Goldman also lowered its crude price forecast for the first quarter of 2017 to $45 a barrel from its previous projection of $55 a barrel.

“The industry still has further to adjust and our updated forecast maintains the same 2016-2017 price level that we previously believed was required to finally correct both the barrel and capital imbalances, and eventually take prices to $60 a barrel,” the analysts wrote.

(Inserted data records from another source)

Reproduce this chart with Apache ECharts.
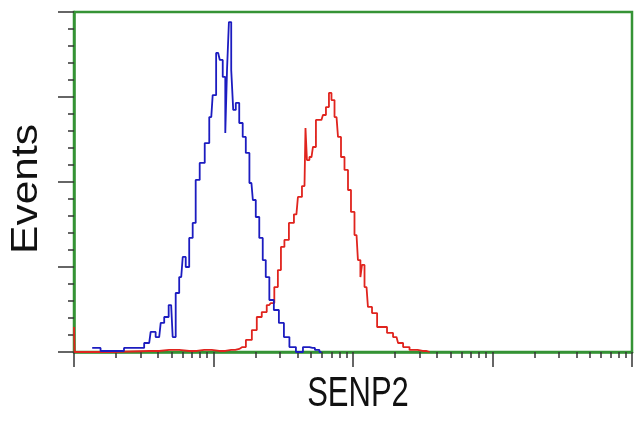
<!DOCTYPE html>
<html>
<head>
<meta charset="utf-8">
<script src="https://cdn.jsdelivr.net/npm/echarts@6/dist/echarts.min.js"></script>
<style>
html,body{margin:0;padding:0;background:#fff;}
#chart{width:637px;height:422px;}
</style>
</head>
<body>
<div id="chart"></div>
<script>
// Blue histogram (control): intensity (log scale) and event counts
const blueX = [1.35, 1.78, 2.10, 2.48, 2.93, 3.46, 3.63, 4.08, 4.29, 4.58, 4.97, 5.23, 5.49, 5.87, 6.17, 6.48, 6.92, 7.27, 7.64, 8.30, 9.02, 9.64, 10.1, 10.8, 11.4, 11.9, 12.4, 12.6, 13.2, 13.6, 14.1, 14.8, 15.8, 16.6, 17.5, 18.7, 19.6, 20.6, 22.0, 23.1, 24.3, 26.0, 28.2, 30.7, 33.3, 36.8, 41.3, 46.4, 51.2, 55.6, 59.4];
const blueY = [2.4, 0.6, 0.6, 2.4, 2.4, 5.3, 11.8, 8.8, 17.1, 20.6, 27.6, 8.8, 34.7, 44.1, 55.9, 50.0, 67.1, 75.9, 101.2, 111.2, 122.9, 138.2, 151.1, 175.9, 171.8, 161.8, 128.8, 165.9, 194.1, 165.9, 142.4, 146.5, 134.7, 126.5, 117.1, 99.4, 89.4, 79.4, 67.1, 54.1, 44.1, 30.6, 24.7, 17.1, 8.8, 2.9, 0, 2.9, 2.4, 1.2, 0];
// Red histogram (SENP2 stained)
const redX = [1.0, 1.02, 3.46, 4.81, 6.70, 8.58, 11.0, 13.4, 15.3, 16.1, 18.1, 19.6, 21.3, 23.1, 25.1, 26.4, 28.2, 29.7, 31.2, 33.3, 36.2, 39.3, 41.3, 44.9, 46.4, 47.1, 50.4, 52.9, 55.6, 59.4, 62.4, 65.6, 68.9, 71.3, 76.2, 80.0, 84.1, 89.8, 94.4, 99.1, 106, 111, 115, 117, 125, 131, 143, 155, 168, 183, 205, 216, 242, 267, 316, 354];
const redY = [14.7, 0, 0.6, 1.2, 0.6, 1.2, 0.6, 1.2, 1.8, 2.9, 7.1, 12.9, 20.6, 23.5, 27.6, 28.8, 38.2, 48.2, 61.8, 65.9, 75.9, 81.0, 91.2, 97.6, 131.8, 112.9, 114.7, 120.6, 136.5, 136.5, 139.4, 144.1, 152.4, 148.2, 138.2, 126.5, 114.7, 107.1, 95.3, 82.4, 68.8, 54.1, 44.1, 51.2, 38.2, 26.5, 22.9, 14.7, 14.7, 11.2, 8.8, 5.3, 2.9, 1.2, 0.6, 0];
const xTitle = 'SENP2';
const yTitle = 'Events';

const pair = (xs, ys) => xs.map((x, i) => [x, ys[i]]);
const green = '#359335';
const tickColor = '#353535';

const chart = echarts.init(document.getElementById('chart'), null, {renderer: 'canvas'});
chart.setOption({
  backgroundColor: '#ffffff',
  animation: false,
  grid: {left: 74, right: 5, top: 12, bottom: 70, show: true, borderColor: green, borderWidth: 2.5, backgroundColor: 'transparent'},
  xAxis: {
    type: 'log', logBase: 10, min: 1, max: 10000,
    axisLine: {show: true, lineStyle: {color: green, width: 2.5}},
    axisTick: {show: true, inside: false, length: 15, lineStyle: {color: tickColor, width: 1.5}},
    minorTick: {show: true, splitNumber: 9, length: 6, lineStyle: {color: tickColor, width: 1.5}},
    axisLabel: {show: false},
    splitLine: {show: false}
  },
  yAxis: {
    type: 'value', min: 0, max: 200, interval: 50,
    axisLine: {show: true, lineStyle: {color: green, width: 2.5}},
    axisTick: {show: true, inside: false, length: 16, lineStyle: {color: tickColor, width: 1.5}},
    minorTick: {show: true, splitNumber: 5, length: 6, lineStyle: {color: tickColor, width: 1.5}},
    axisLabel: {show: false},
    splitLine: {show: false}
  },
  graphic: [
    {type: 'text', x: 358, y: 394, scaleY: 1.4, style: {text: xTitle, font: '31px "Liberation Sans", Arial, sans-serif', fill: '#111', align: 'center', verticalAlign: 'middle'}},
    {type: 'text', x: 27, y: 189, rotation: Math.PI / 2, scaleX: 1.18, style: {text: yTitle, font: '36px "Liberation Sans", Arial, sans-serif', fill: '#111', align: 'center', verticalAlign: 'middle'}}
  ],
  series: [
    {type: 'line', data: pair(redX, redY), step: 'middle', showSymbol: false, symbol: 'none', lineStyle: {color: '#e0241e', width: 1.8}, z: 3},
    {type: 'line', data: pair(blueX, blueY), step: 'middle', showSymbol: false, symbol: 'none', lineStyle: {color: '#1c1cc0', width: 1.8}, z: 4}
  ]
});
</script>
</body>
</html>
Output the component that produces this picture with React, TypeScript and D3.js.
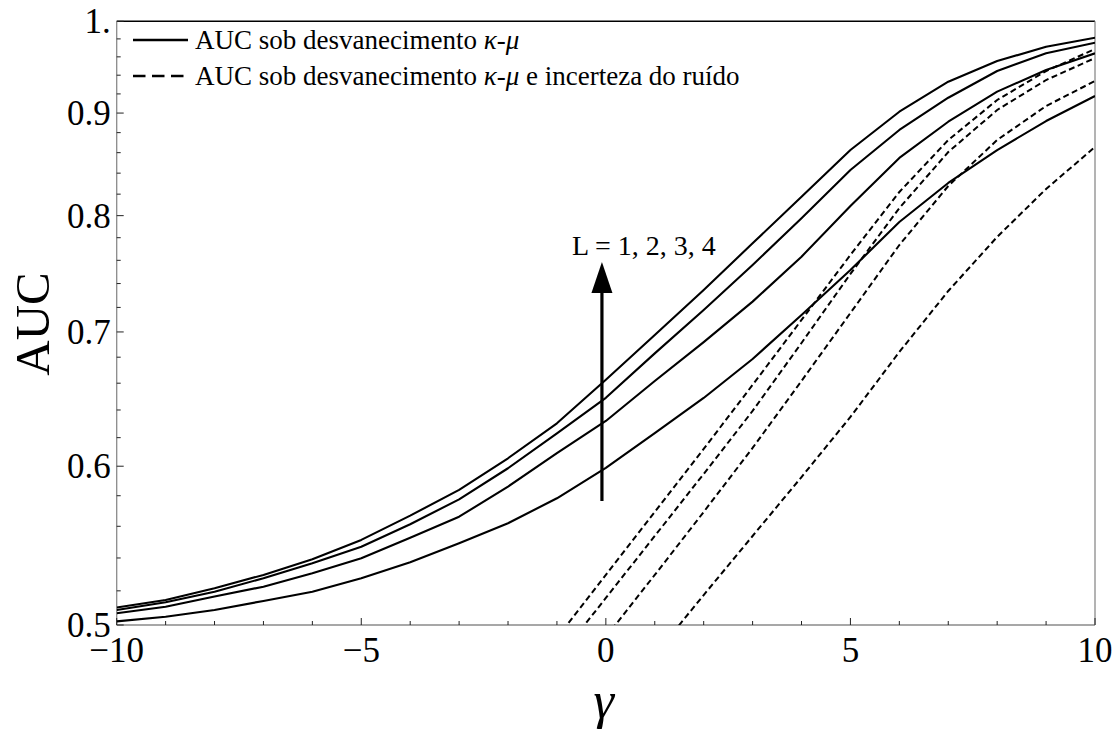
import React from "react";
import * as d3 from "d3";

// SNR axis (dB)
const gamma = [-10, -9, -8, -7, -6, -5, -4, -3, -2, -1, 0, 1, 2, 3, 4, 5, 6, 7, 8, 9, 10];

// AUC under kappa-mu fading, L = 1..4
const aucL1 = [0.5021, 0.5048, 0.5087, 0.514, 0.5195, 0.5276, 0.5374, 0.5492, 0.562, 0.5783, 0.5988, 0.6233, 0.6489, 0.6786, 0.7138, 0.7516, 0.7942, 0.8306, 0.8626, 0.8918, 0.9178];
const aucL2 = [0.5068, 0.5106, 0.5166, 0.5225, 0.5306, 0.5398, 0.5527, 0.5662, 0.5861, 0.609, 0.632, 0.6617, 0.6919, 0.7248, 0.7632, 0.8089, 0.8548, 0.8911, 0.9224, 0.9456, 0.9639];
const aucL3 = [0.5087, 0.5132, 0.5195, 0.5276, 0.5367, 0.547, 0.5613, 0.5776, 0.5986, 0.6231, 0.649, 0.683, 0.7178, 0.7559, 0.7976, 0.8431, 0.8827, 0.916, 0.9445, 0.9639, 0.9757];
const aucL4 = [0.5101, 0.5146, 0.5215, 0.5296, 0.5392, 0.5513, 0.5669, 0.5839, 0.6055, 0.6303, 0.6626, 0.6975, 0.7346, 0.775, 0.8176, 0.8626, 0.9014, 0.933, 0.9554, 0.9712, 0.9813];

// AUC under kappa-mu fading and noise uncertainty
const gammaNoiseL1 = [1, 2, 3, 4, 5, 6, 7, 8, 9, 10];
const aucNoiseL1 = [0.4831, 0.5175, 0.5538, 0.5926, 0.6349, 0.6841, 0.7337, 0.7807, 0.8249, 0.8656];
const gammaNoiseL2 = [0, 1, 2, 3, 4, 5, 6, 7, 8, 9, 10];
const aucNoiseL2 = [0.4932, 0.5296, 0.5693, 0.6127, 0.6617, 0.7154, 0.7735, 0.8277, 0.8726, 0.9073, 0.9338];
const gammaNoiseL3 = [-1, 0, 1, 2, 3, 4, 5, 6, 7, 8, 9, 10];
const aucNoiseL3 = [0.4803, 0.5158, 0.5538, 0.5947, 0.6393, 0.6912, 0.7482, 0.807, 0.8606, 0.9032, 0.9348, 0.9587];
const gammaNoiseL4 = [-1, 0, 1, 2, 3, 4, 5, 6, 7, 8, 9, 10];
const aucNoiseL4 = [0.4926, 0.5296, 0.5693, 0.612, 0.6587, 0.7097, 0.7647, 0.822, 0.8726, 0.9136, 0.9445, 0.9687];

const xMajorTicks = [-10, -5, 0, 5, 10];
const xTickLabels = ["\u221210", "\u22125", "0", "5", "10"];
const yMajorTicks = [0.5, 0.6, 0.7, 0.8, 0.9, 1.0];
const yTickLabels = ["0.5", "0.6", "0.7", "0.8", "0.9", "1."];

const legendLabels = ["AUC sob desvanecimento ", "AUC sob desvanecimento "];
const legendSuffix = ["", " e incerteza do ruído"];
const annotation = "L = 1, 2, 3, 4";

const W = 1120;
const H = 738;
const left = 116.7;
const right = 1095;
const top = 21.3;
const bottom = 625;
const serif = "'Liberation Serif', 'Times New Roman', serif";

export default function App() {
  const x = d3.scaleLinear().domain([-10, 10]).range([left, right]);
  const y = d3.scaleLog().domain([0.5, 1]).range([bottom, top]);

  const line = d3
    .line<[number, number]>()
    .x((d) => x(d[0]))
    .y((d) => y(d[1]))
    .curve(d3.curveLinear);

  const solid = [aucL1, aucL2, aucL3, aucL4].map((s) =>
    line(gamma.map((g, i) => [g, s[i]] as [number, number]))
  );
  const dashed = [
    [gammaNoiseL1, aucNoiseL1],
    [gammaNoiseL2, aucNoiseL2],
    [gammaNoiseL3, aucNoiseL3],
    [gammaNoiseL4, aucNoiseL4],
  ].map(([gs, vs]) => line(gs.map((g, i) => [g, vs[i]] as [number, number])));

  const xMinor = d3.range(-10, 11, 1).filter((v) => !xMajorTicks.includes(v));
  const yMinor = d3
    .range(0.52, 0.99, 0.02)
    .map((v) => Math.round(v * 100) / 100)
    .filter((v) => Math.round(v * 100) % 10 !== 0);

  const axisGray = "#8a8a8a";
  const tickColor = "#222";
  const arrowX = x(-0.08);

  return (
    <svg
      width={W}
      height={H}
      style={{ position: "absolute", left: 0, top: 0, background: "#fff" }}
      fontFamily={serif}
    >
      <defs>
        <clipPath id="plotClip">
          <rect x={left} y={top} width={right - left} height={bottom - top} />
        </clipPath>
      </defs>

      {/* frame */}
      <line x1={left} x2={right} y1={top} y2={top} stroke="#000" strokeWidth={1.5} />
      <line x1={right} x2={right} y1={top} y2={bottom} stroke={axisGray} strokeWidth={1.3} />
      <line x1={left} x2={left} y1={top} y2={bottom} stroke={axisGray} strokeWidth={1.3} />
      <line x1={left} x2={right} y1={bottom} y2={bottom} stroke={axisGray} strokeWidth={1.3} />

      {/* x ticks */}
      {xMajorTicks.map((t) => (
        <line key={"xM" + t} x1={x(t)} x2={x(t)} y1={bottom} y2={bottom - 7} stroke={tickColor} strokeWidth={1} />
      ))}
      {xMinor.map((t) => (
        <line key={"xm" + t} x1={x(t)} x2={x(t)} y1={bottom} y2={bottom - 4} stroke={tickColor} strokeWidth={1} />
      ))}
      {xMajorTicks.map((t, i) => (
        <text key={"xl" + t} x={x(t)} y={bottom + 37} fontSize={35} textAnchor="middle" fill="#000">
          {xTickLabels[i]}
        </text>
      ))}

      {/* y ticks */}
      {yMajorTicks.map((t) => (
        <line key={"yM" + t} x1={left} x2={left + 7} y1={y(t)} y2={y(t)} stroke={tickColor} strokeWidth={1} />
      ))}
      {yMinor.map((t) => (
        <line key={"ym" + t} x1={left} x2={left + 4} y1={y(t)} y2={y(t)} stroke={tickColor} strokeWidth={1} />
      ))}
      {yMajorTicks.map((t, i) => (
        <text key={"yl" + t} x={left - 6} y={y(t) + 12} fontSize={35} textAnchor="end" fill="#000">
          {yTickLabels[i]}
        </text>
      ))}

      {/* axis titles */}
      <text transform={`translate(49, 324) rotate(-90)`} fontSize={49} textAnchor="middle" fill="#000">
        AUC
      </text>
      <text x={x(0) - 2} y={718} fontSize={52} fontStyle="italic" textAnchor="middle" fill="#000">
        γ
      </text>

      {/* curves */}
      <g clipPath="url(#plotClip)">
        {solid.map((d, i) => (
          <path key={"s" + i} d={d || ""} fill="none" stroke="#000" strokeWidth={2.1} strokeLinejoin="round" />
        ))}
        {dashed.map((d, i) => (
          <path key={"d" + i} d={d || ""} fill="none" stroke="#000" strokeWidth={2} strokeDasharray="6,3.5" />
        ))}
      </g>

      {/* arrow annotation */}
      <line x1={arrowX} x2={arrowX} y1={501} y2={290} stroke="#000" strokeWidth={3.2} />
      <path d={`M${arrowX},262 L${arrowX - 10.5},293 L${arrowX + 10.5},293 Z`} fill="#000" />
      <text x={572} y={255} fontSize={28} fill="#000">
        {annotation}
      </text>

      {/* legend */}
      <line x1={133} x2={188} y1={40} y2={40} stroke="#000" strokeWidth={2.7} />
      <line x1={133} x2={188} y1={76} y2={76} stroke="#000" strokeWidth={2.7} strokeDasharray="12.5,6.5" />
      {legendLabels.map((lab, i) => (
        <text key={"lg" + i} x={195} y={49 + i * 36} fontSize={27} fill="#000">
          {lab}
          <tspan fontStyle="italic">κ-μ</tspan>
          {legendSuffix[i]}
        </text>
      ))}
    </svg>
  );
}
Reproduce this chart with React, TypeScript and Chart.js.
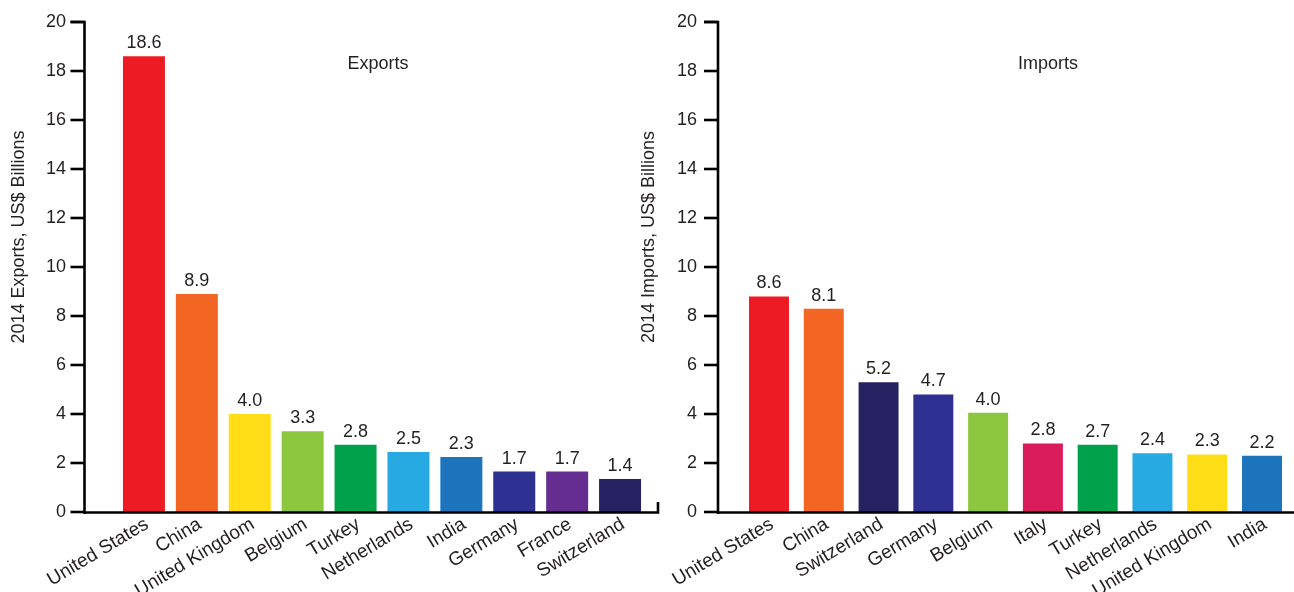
import React, { useEffect, useRef } from 'react';
import { Chart, registerables } from 'chart.js';

Chart.register(...registerables);

const exportCountries = ['United States', 'China', 'United Kingdom', 'Belgium', 'Turkey', 'Netherlands', 'India', 'Germany', 'France', 'Switzerland'];
const exportValues = [18.6, 8.9, 4.0, 3.3, 2.75, 2.45, 2.25, 1.65, 1.65, 1.35];
const exportLabels = ['18.6', '8.9', '4.0', '3.3', '2.8', '2.5', '2.3', '1.7', '1.7', '1.4'];
const exportColors = ['#ED1C24', '#F26522', '#FFDE17', '#8DC63F', '#00A14B', '#27AAE1', '#1C75BC', '#2E3192', '#662D91', '#262262'];

const importCountries = ['United States', 'China', 'Switzerland', 'Germany', 'Belgium', 'Italy', 'Turkey', 'Netherlands', 'United Kingdom', 'India'];
const importValues = [8.8, 8.3, 5.3, 4.8, 4.05, 2.8, 2.75, 2.4, 2.35, 2.3];
const importLabels = ['8.6', '8.1', '5.2', '4.7', '4.0', '2.8', '2.7', '2.4', '2.3', '2.2'];
const importColors = ['#ED1C24', '#F26522', '#262262', '#2E3192', '#8DC63F', '#DA1C5C', '#00A14B', '#27AAE1', '#FFDE17', '#1C75BC'];

const yMin = 0;
const yMax = 20;
const yStep = 2;

const FONT = '"Liberation Sans", Arial, Helvetica, sans-serif';
const TEXT = '#231F20';

type Cfg = {
  canvasLeft: number;
  canvasWidth: number;
  plotLeft: number;
  plotRight: number;
  axisX: number;
  xEnd: number;
  endTick: boolean;
  labelGap: number;
  barPct: number;
  titleX: number;
  title: string;
  yTitle: string;
};

function Panel({ countries, values, labels, colors, cfg }: { countries: string[]; values: number[]; labels: string[]; colors: string[]; cfg: Cfg }) {
  const ref = useRef<HTMLCanvasElement>(null);
  useEffect(() => {
    if (!ref.current) return;
    const H = 592;
    const overlay = {
      id: 'overlay',
      afterDraw(chart: any) {
        const ctx = chart.ctx;
        const ys = chart.scales.y;
        const top = ys.getPixelForValue(yMax);
        const bottom = ys.getPixelForValue(yMin);
        ctx.save();
        ctx.strokeStyle = '#000';
        ctx.lineWidth = 2.6;
        ctx.lineCap = 'butt';
        ctx.lineJoin = 'miter';
        ctx.beginPath();
        ctx.moveTo(cfg.axisX - 14, top);
        ctx.lineTo(cfg.axisX, top);
        ctx.lineTo(cfg.axisX, bottom + 2);
        ctx.stroke();
        ys.ticks.forEach((t: any) => {
          const py = ys.getPixelForValue(t.value);
          ctx.beginPath();
          ctx.moveTo(cfg.axisX - 14, py);
          ctx.lineTo(cfg.axisX, py);
          ctx.stroke();
        });
        ctx.beginPath();
        ctx.moveTo(cfg.axisX, bottom + 0.5);
        ctx.lineTo(cfg.xEnd, bottom + 0.5);
        if (cfg.endTick) ctx.lineTo(cfg.xEnd, bottom - 10);
        ctx.stroke();
        ctx.fillStyle = TEXT;
        ctx.font = `18px ${FONT}`;
        ctx.textAlign = 'center';
        ctx.textBaseline = 'alphabetic';
        const meta = chart.getDatasetMeta(0);
        meta.data.forEach((bar: any, i: number) => {
          ctx.fillText(labels[i], bar.x, bar.y - 8);
        });
        ctx.font = `18px ${FONT}`;
        ctx.textBaseline = 'middle';
        ctx.fillText(cfg.title, cfg.titleX, 64);
        ctx.translate(19, 237);
        ctx.rotate(-Math.PI / 2);
        ctx.textAlign = 'center';
        ctx.textBaseline = 'middle';
        ctx.fillText(cfg.yTitle, 0, 0);
        ctx.restore();
      },
    };
    const chart = new Chart(ref.current, {
      type: 'bar',
      data: {
        labels: countries,
        datasets: [
          {
            data: values,
            backgroundColor: colors,
            borderWidth: 0,
            barPercentage: cfg.barPct,
            categoryPercentage: 1,
          },
        ],
      },
      options: {
        responsive: false,
        animation: false,
        devicePixelRatio: 1,
        layout: { padding: { top: 22, left: 0, right: cfg.canvasWidth - cfg.plotRight, bottom: 0 } },
        plugins: { legend: { display: false }, tooltip: { enabled: false }, title: { display: false } },
        scales: {
          x: {
            type: 'category',
            offset: true,
            grid: { display: false, drawTicks: false },
            border: { display: false },
            ticks: {
              autoSkip: false,
              maxRotation: 31,
              minRotation: 31,
              padding: 1,
              labelOffset: 3,
              color: TEXT,
              font: { family: FONT, size: 19 },
            },
            afterFit: (s: any) => {
              s.height = H - 512;
            },
          },
          y: {
            min: yMin,
            max: yMax,
            grid: { display: false, drawTicks: true, tickLength: cfg.labelGap - 4 },
            border: { display: false },
            ticks: {
              stepSize: yStep,
              padding: 4,
              color: TEXT,
              font: { family: FONT, size: 18 },
            },
            afterFit: (s: any) => {
              s.width = cfg.plotLeft;
              s.paddingTop = 0;
              s.paddingBottom = 0;
            },
          },
        },
      },
      plugins: [overlay],
    });
    return () => chart.destroy();
  }, []);
  return (
    <canvas
      ref={ref}
      width={cfg.canvasWidth}
      height={592}
      style={{ position: 'absolute', left: cfg.canvasLeft, top: 0, width: cfg.canvasWidth, height: 592 }}
    />
  );
}

const leftCfg: Cfg = {
  canvasLeft: 0,
  canvasWidth: 670,
  plotLeft: 117.5,
  plotRight: 646.5,
  axisX: 84.5,
  xEnd: 658,
  endTick: true,
  labelGap: 51.5,
  barPct: 0.794,
  titleX: 378,
  title: 'Exports',
  yTitle: '2014 Exports, US$ Billions',
};

const rightCfg: Cfg = {
  canvasLeft: 630,
  canvasWidth: 664,
  plotLeft: 111.6,
  plotRight: 659.4,
  axisX: 88,
  xEnd: 664,
  endTick: false,
  labelGap: 44.6,
  barPct: 0.73,
  titleX: 418,
  title: 'Imports',
  yTitle: '2014 Imports, US$ Billions',
};

export default function App() {
  return (
    <div style={{ position: 'fixed', left: 0, top: 0, width: 1294, height: 592, background: '#fff', overflow: 'hidden' }}>
      <Panel countries={exportCountries} values={exportValues} labels={exportLabels} colors={exportColors} cfg={leftCfg} />
      <Panel countries={importCountries} values={importValues} labels={importLabels} colors={importColors} cfg={rightCfg} />
    </div>
  );
}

The marked shift in Goldman’s oil outlook comes just days after the International Energy Agency said that strong demand growth, coupled with falling production in the U.S., Canada, Nigeria and Ghana would result in a “dramatic reduction” in oil stocks in the second half of the year. In its monthly oil market report released Friday, the IEA forecast that the gap between supply and demand would narrow to 200,000 barrels a day in the second half of 2016 from a staggering 1.3 million barrels a day in the first six months of the year.

At 2:52 a.m. EDT, a barrel of West Texas Intermediate was trading up 1.3 percent at $46.81 while Brent Crude — the international oil benchmark — was up 1.38 percent at $48.49 a barrel in London.